Не скрою, был бы очень рад ваш Люс, найди вы — среди забот ваших — время позвонить сюда. Адрес не так уж труден: Пицунда (по-еврейски Поцунда). Для литфонда, № 218, пригласить к разговору Аивара Садат («мой близкий родственник, человек с высшим образованием» — как сказали бы за местным столом, если вы помните). Отсюда я, видимо, полечу с Алябриком и Вовой Гумбой на охоту в Нальчик. Буду на Беговой к 22. Не позже. Звоните — просто так, с утречка или вечером, каждый день, начиная с 20-го.
Очень люблю вас и вами горжусь и без вас скучаю.
* * *
1979 год, ФРГ
Дочерям Дарье и Ольге
Дорогие мои кузовочки![70]
Сижу в деревне, тихо, — помните Твардовского, как он о Михаиле Исаковском сказал: «Вышел в поле — ни сукина сына!» — так же и у меня, один в пяти комнатах с внутренним садиком, соседи — как за бетонным занавесом, полная некоммуникабельность, только маленькие немчики смотрят с затаенным интересом, когда я сажусь в свою серебряную машину, новый район, выдвинутый в полуполе-полулес, вот куда отец залез!

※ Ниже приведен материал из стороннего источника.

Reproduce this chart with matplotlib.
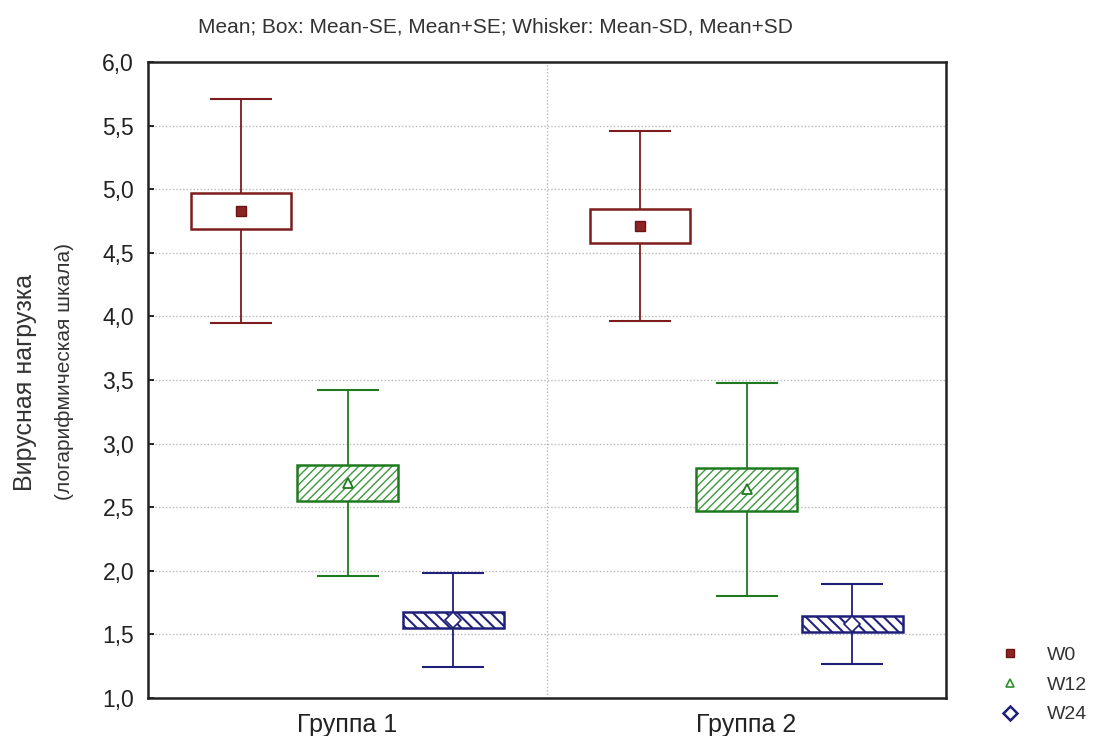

Что было интересного? Много. Во-первых, вживание в здешнюю жизнь, это — любопытно, когда все надо самому. Во-вторых, сразу влез в любопытное дело: живет под Гамбургом в деревушке Штелле старик с рассеченной губой — Георг Штайн и ищет в течение 12 лет Янтарную комнату. Он — во время этих поисков — нашел сокровища Печерской лавры и безвозмездно нам их передал. А сейчас вышел на 350 картин, похищенных из харьковских и киевских музеев, причем там есть один Мурильо, подлинный, и все наше — начало ХХ века, быть может те самые авангардисты, которых мы с Дуняшей видели в Париже. Я включился в дело, оно связано с одним нацистом из штаба Розенберга. Описывать не стану — пока дело в раскруте, завтра иду в их МВД, говорить с министериальратом Гаснер-р-р-ром.
А там — посмотрим.
Сработал Мюнхен — вроде бы ничего. Было занятно, верно, тутошние ЦРУ с помощью Гладилина начнут меня хаять весьма громко. Ничего, привычен.
Накрутил уже четыре тысячи верст, ездить устаю, чувствую себя так сабэ. Погода здесь адовая: оказывается, в начале века сюда, в Бонн, привозили на месяц солдат — выдержат перепады давления, — отправят в Южную Африку, нет — похоронят с почестями.